Tournament time: Its director calls it the “oldest, most distinguished amateur tennis tournament in the country,” but what sets the national public parks tennis championships apart is its commitment to tennis players in wheelchairs.

The opening ceremonies of the 62nd annual event, which begins Sunday at 5 p.m. at the Ambassador College Tennis Stadium in Pasadena, feature a wheelchair tennis exhibition staged by the nation’s top-ranked men’s (Brad Parks) and women’s (Chantal Vandierendonck) wheelchair players.

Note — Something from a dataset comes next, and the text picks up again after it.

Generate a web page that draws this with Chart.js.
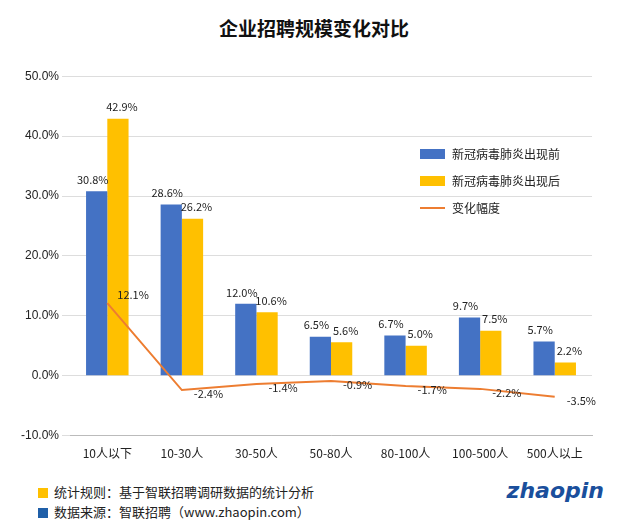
<!DOCTYPE html>
<html><head><meta charset="utf-8">
<script src="https://cdn.jsdelivr.net/npm/chart.js@4/dist/chart.umd.min.js"></script>
<style>
body{margin:0;background:#fff;font-family:"Noto Sans CJK SC",sans-serif;}
#wrap{position:relative;width:628px;height:524px;}
#title{position:absolute;top:14px;left:0;width:628px;text-align:center;font-size:19px;font-weight:bold;color:#111;}
#c{position:absolute;left:0;top:66px;}
.note{position:absolute;left:38px;font-size:13px;color:#222;}
.sq{display:inline-block;width:10px;height:10px;margin-right:6px;vertical-align:middle;}
#logo{position:absolute;right:24px;top:478px;font:italic bold 22px "DejaVu Sans",sans-serif;color:#1a4f9c;}
</style></head><body>
<div id="wrap">
<div id="title">企业招聘规模变化对比</div>
<canvas id="c" width="628" height="398"></canvas>
<div class="note" style="top:482px"><span class="sq" style="background:#FFC000"></span>统计规则：基于智联招聘调研数据的统计分析</div>
<div class="note" style="top:502px"><span class="sq" style="background:#1F5FA8"></span>数据来源：智联招聘（www.zhaopin.com）</div>
<div id="logo">zhaopin</div>
</div>
<script>
const categories=["10人以下","10-30人","30-50人","50-80人","80-100人","100-500人","500人以上"];
const before=[30.8,28.6,12.0,6.5,6.7,9.7,5.7];
const after=[42.9,26.2,10.6,5.6,5.0,7.5,2.2];
const change=[12.1,-2.4,-1.4,-0.9,-1.7,-2.2,-3.5];
const yTicks=[-10,0,10,20,30,40,50];
const labelPlugin={id:'lbl',afterDatasetsDraw(ch){const ctx=ch.ctx;ctx.save();ctx.font='11px "Noto Sans CJK SC"';ctx.fillStyle='#222';
ch.data.datasets.forEach((ds,i)=>{ch.getDatasetMeta(i).data.forEach((el,j)=>{const v=ds.data[j];const t=v.toFixed(1)+'%';
if(i<2){ctx.textAlign='center';ctx.textBaseline='bottom';ctx.fillText(t,el.x+(i==0?-4:4),el.y-6);}
else{ctx.textAlign='left';ctx.textBaseline='middle';ctx.fillText(t,el.x+(j==0?10:12),el.y+(j==0?-8:4));}});});ctx.restore();}};
new Chart(document.getElementById('c'),{data:{labels:categories,datasets:[
{type:'bar',label:'新冠病毒肺炎出现前',data:before,backgroundColor:'#4472C4',barPercentage:1,categoryPercentage:0.57,order:2},
{type:'bar',label:'新冠病毒肺炎出现后',data:after,backgroundColor:'#FFC000',barPercentage:1,categoryPercentage:0.57,order:2},
{type:'line',label:'变化幅度',data:change,borderColor:'#ED7D31',borderWidth:2,pointRadius:0,order:1}]},
options:{responsive:false,animation:false,layout:{padding:{left:18,right:36,top:6,bottom:0}},
plugins:{legend:{display:false},tooltip:{enabled:false}},
scales:{x:{grid:{display:false},border:{color:'#bbb'},ticks:{color:'#222',font:{size:12,family:'Noto Sans CJK SC'}}},
y:{min:-10,max:50,afterBuildTicks(a){a.ticks=yTicks.map(v=>({value:v}));},grid:{color:'#ddd'},border:{display:false},
ticks:{color:'#222',font:{size:12},callback:v=>v.toFixed(1)+'%'}}}},
plugins:[labelPlugin,{id:'leg',afterDraw(ch){const ctx=ch.ctx;ctx.save();ctx.font='12px "Noto Sans CJK SC"';ctx.fillStyle='#222';ctx.textBaseline='middle';
const items=[['#4472C4','box'],['#FFC000','box'],['#ED7D31','line']];
items.forEach((it,i)=>{const y=88+i*27,x=420;ctx.fillStyle=it[0];if(it[1]=='box')ctx.fillRect(x,y-5,25,10);else ctx.fillRect(x,y-1,25,2);
ctx.fillStyle='#222';ctx.textAlign='left';ctx.fillText(ch.data.datasets[i].label,x+32,y);});ctx.restore();}}]});
</script></body></html>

The weeklong tournament offers play in men’s and women’s open, doubles and 30-and-over divisions at four locations in Pasadena and Glendale. Previous divisional winners of the tournament include three-time winner Tracy Austin, Pancho Gonzalez and Chris Evert.

In addition, a field of nearly 50 players will compete in the wheelchair division.

Information: (818) 797-1114.

Where-are-they-now dept.: Larry Pearl, the No. 1 singles player at Taft from 1984 to 1986, was named an All-Southwest Conference singles player for Rice University this season.

Pearl, a sophomore, was the Owls’ No. 4 singles player. At Taft, Pearl posted second- and third-place finishes in the City Section 4-A Division finals.